MADISON, Wis. – There could be a lump of coal in the Christmas stockings of tens of thousands of Wisconsinites.

A new analysis by the nonpartisan Wisconsin Budget Project says 24,000 Wisconsinites could lose extended federal benefits at the end of December.

"Then, over the next six months another about 42,000 Wisconsinites will exhaust their state-funded unemployment benefits and not have the federally funded unemployment benefits to move to,” says Tamarine Cornelius, who compiled the report. “So total over the next six months about 66,000 Wisconsinites will be affected."

Cornelius puts that number in perspective.

"That's about as many people as live in the city of Eau Claire,” she points out. “And for many of those people unemployment benefits are their only source of income."

Wisconsin and many other states pay unemployment benefits for a maximum of 26 weeks, but if the federal extension of 28 additional weeks in Wisconsin is allowed to end, Cornelius says a lot of people will feel the pinch.

According to the Economic Policy Institute, eliminating federal unemployment benefits would cost the national economy 310,000 jobs next year.

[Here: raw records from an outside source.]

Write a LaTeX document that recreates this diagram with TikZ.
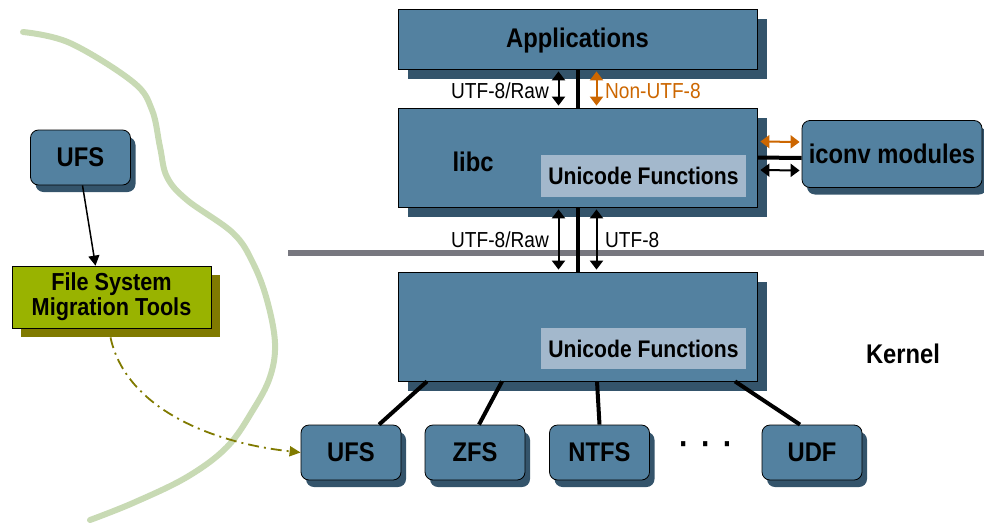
\documentclass[tikz,border=0pt]{standalone}
\usepackage{fontspec}
\setmainfont{Liberation Sans}[FakeStretch=0.88]
\usetikzlibrary{arrows.meta,shadows}
\definecolor{boxblue}{RGB}{83,129,160}
\definecolor{boxshade}{RGB}{52,84,107}
\definecolor{unifill}{RGB}{163,184,204}
\definecolor{toolfill}{RGB}{153,179,0}
\definecolor{toolshade}{RGB}{128,122,0}
\definecolor{convorange}{RGB}{204,102,0}
\definecolor{rulegray}{RGB}{119,119,127}
\definecolor{bordergreen}{RGB}{200,218,180}
\newcommand{\bighead}{\bfseries\fontsize{27}{29}\selectfont}
\newcommand{\smallhead}{\fontsize{21.7}{23}\selectfont}
\begin{document}
\begin{tikzpicture}[x=1pt,y=-1pt,
  layer/.style={rectangle, draw=black, line width=0.8pt, fill=boxblue, inner sep=0pt,
    drop shadow={shadow xshift=10pt, shadow yshift=-10pt, fill=boxshade, opacity=1}},
  fsbox/.style={rectangle, rounded corners=8pt, draw=black, line width=0.8pt, fill=boxblue,
    inner sep=0pt, minimum width=100pt, minimum height=55pt, font=\bighead,
    drop shadow={shadow xshift=5pt, shadow yshift=-7pt, fill=boxshade, opacity=1}},
  unibox/.style={rectangle, fill=unifill, inner sep=0pt, minimum width=205pt,
    minimum height=41pt, font=\bfseries\fontsize{24}{26}\selectfont},
  toolbox/.style={rectangle, draw=black, line width=0.8pt, fill=toolfill, inner sep=0pt,
    align=center, font=\bfseries\fontsize{24.6}{25}\selectfont,
    drop shadow={shadow xshift=9pt, shadow yshift=-9pt, fill=toolshade, opacity=1}},
  tag/.style={font=\smallhead, inner sep=1pt},
  dbl/.style={{Triangle[length=9pt,width=13pt]}-{Triangle[length=9pt,width=13pt]}, line width=2pt},
  link/.style={line width=4pt}]
\useasboundingbox (0,0) rectangle (984,525);
% border between the two worlds
\draw[bordergreen, line width=6pt, line cap=round] plot[smooth, tension=0.6] coordinates
  {(23,32) (70,43) (133,82) (152,110) (160,147) (167,177) (187,200) (233,233) (253,263)
   (267,300) (275,343) (270,377) (253,410) (227,447) (187,477) (133,503) (90,520)};
\draw[rulegray, line width=6pt] (288,253) -- (984,253);
% user land
\node[layer, minimum width=359pt, minimum height=60pt, font=\bighead, text depth=0pt, text height=17pt] (apps) at (577.5,39) {Applications};
\node[layer, minimum width=359pt, minimum height=99pt] (libc) at (577.5,157.5) {};
\node[font=\bighead] (libcname) at (473,162) {libc};
\node[unibox, minimum height=42pt] (libcuni) at (643.5,176) {Unicode Functions};
\node[fsbox, minimum width=180pt, minimum height=67pt] (iconv) at (892,154) {iconv modules};
% kernel
\node[layer, minimum width=359pt, minimum height=109pt] (kernel) at (577.5,326.5) {};
\node[unibox] (kernuni) at (643.5,348.5) {Unicode Functions};
\node[font=\bighead] (kernname) at (903,354) {Kernel};
\node[fsbox] (ufs) at (351,452.5) {UFS};
\node[fsbox] (zfs) at (475,452.5) {ZFS};
\node[fsbox] (ntfs) at (599.5,452.5) {NTFS};
\node[font=\bfseries\fontsize{34}{34}\selectfont] (dots) at (706,449) {·\hspace{12pt}·\hspace{12pt}·};
\node[fsbox] (udf) at (812,452.5) {UDF};
% migration
\node[fsbox] (oldufs) at (80.5,157.5) {UFS};
\node[toolbox, minimum width=199pt, minimum height=62pt] (tools) at (111.5,297) {File System\\Migration Tools};
% links
\draw[link] (apps.south) -- (libc.north);
\draw[dbl] ([xshift=-19pt,yshift=-2pt]apps.south) -- ([xshift=-19pt,yshift=2pt]libc.north);
\draw[dbl, convorange] ([xshift=19pt,yshift=-2pt]apps.south) -- ([xshift=19pt,yshift=2pt]libc.north);
\node[tag, anchor=east] (rawup) at (550,91) {UTF-8/Raw};
\node[tag, anchor=west, text=convorange] (nonutf) at (604,91) {Non-UTF-8};
\draw[link] (libc.south) -- (kernel.north);
\draw[dbl] ([xshift=-19pt,yshift=-2pt]libc.south) -- ([xshift=-19pt,yshift=2pt]kernel.north);
\draw[dbl] ([xshift=19pt,yshift=-2pt]libc.south) -- ([xshift=19pt,yshift=2pt]kernel.north);
\node[tag, anchor=east] (rawdown) at (550,240) {UTF-8/Raw};
\node[tag, anchor=west] (utfdown) at (604,240) {UTF-8};
\draw[link] (libc.east) -- ([yshift=-4pt]iconv.west);
\draw[dbl, convorange] ([xshift=3pt,yshift=16pt]libc.east) -- ([xshift=-2pt,yshift=12pt]iconv.west);
\draw[dbl] ([xshift=3pt,yshift=-12.5pt]libc.east) -- ([xshift=-2pt,yshift=-16.5pt]iconv.west);
\draw[link] ([xshift=-150.5pt]kernel.south) -- ([xshift=28pt]ufs.north);
\draw[link] ([xshift=-75.5pt]kernel.south) -- ([xshift=4pt]zfs.north);
\draw[link] ([xshift=19.5pt]kernel.south) -- (ntfs.north);
\draw[link] ([xshift=157.5pt]kernel.south) -- ([xshift=-12pt]udf.north);
\draw[-{Triangle[length=10pt,width=11pt]}, line width=1.5pt] ([xshift=2pt]oldufs.south) -- ([xshift=-16pt]tools.north);
\draw[-{Triangle[length=11pt,width=10pt]}, toolshade, line width=1.8pt,
  dash pattern=on 11pt off 5pt on 2pt off 5pt]
  ([xshift=-1pt,yshift=-9pt]tools.south) .. controls (125,405) and (205,442) .. (ufs.west);
\end{tikzpicture}
\end{document}
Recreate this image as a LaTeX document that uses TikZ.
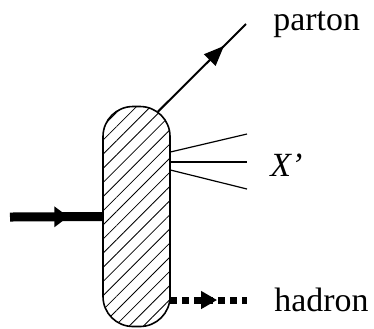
\documentclass[tikz,border=0pt]{standalone}
\usepackage{fontspec}
\setmainfont{Liberation Serif}
\usetikzlibrary{arrows.meta,decorations.markings,patterns.meta,calc}

\begin{document}
\begin{tikzpicture}[x=0.5bp, y=-0.5bp,
    lbl/.style={font=\fontsize{17}{20}\selectfont, anchor=base west, inner sep=0pt},
    midarrow/.style 2 args={postaction={decorate},
      decoration={markings, mark=at position #1 with {\arrow{#2}}}}]
    \useasboundingbox (0,0) rectangle (374,328);

    % Hatched blob
    \node[draw, line width=0.8bp, rounded corners=15bp, inner sep=0pt,
          minimum width=33.5bp, minimum height=110bp,
          pattern={Lines[angle=45,distance=5bp,line width=0.4bp]}] (blob) at (136.5,216.5) {};

    % Incoming line
    \coordinate (in) at (10,217);
    \draw[line width=4.5bp, midarrow={0.63}{Triangle[length=7bp,width=10bp]}] (in) -- (blob.west);

    % Outgoing parton
    \coordinate (pstart) at ($(blob.north)+(21.5,5.5)$);
    \coordinate (pend) at (246,24);
    \draw[line width=1bp, midarrow={0.75}{Triangle[length=10bp,width=8bp]}] (pstart) -- (pend);

    % Remnants X'
    \coordinate (x1) at (247,134);
    \coordinate (x2) at (247,162);
    \coordinate (x3) at (247,189);
    \draw[line width=0.6bp] (blob.east |- 0,152) -- (x1);
    \draw[line width=0.6bp] (blob.east |- 0,162) -- (x2);
    \draw[line width=0.6bp] (blob.east |- 0,170) -- (x3);

    % Hadron
    \coordinate (hend) at (247,300);
    \draw[line width=3.5bp, dash pattern=on 3.5bp off 2.5bp,
          midarrow={0.61}{Triangle[length=8bp,width=8.5bp]}] (blob.east |- hend) -- (hend);

    % Labels
    \node[lbl] (parton) at (273,30) {parton};
    \node[lbl] (xprime) at (270,176) {\textit{X’}};
    \node[lbl] (hadron) at (274,311) {hadron};
\end{tikzpicture}
\end{document}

Cornelius says unemployment checks go right back into the economy.

"Unemployment benefits are one of the most reliable forms of boosting a sagging economy,” she explains. “That's because people who get unemployment benefits spend it right away on things like groceries and clothes and housing and other necessities."

The analysis shows Wisconsin's rural northern counties will be hardest-hit. Cornelius says it's too early to end federal unemployment benefits.

"The economy is still not in a place, job creation is still not in a place where we want to be where we can cut off federal unemployment benefits,” she maintains. “More than a third of jobless workers have been unemployed for six months or more and the average unemployed worker has been looking for a job for 36 weeks."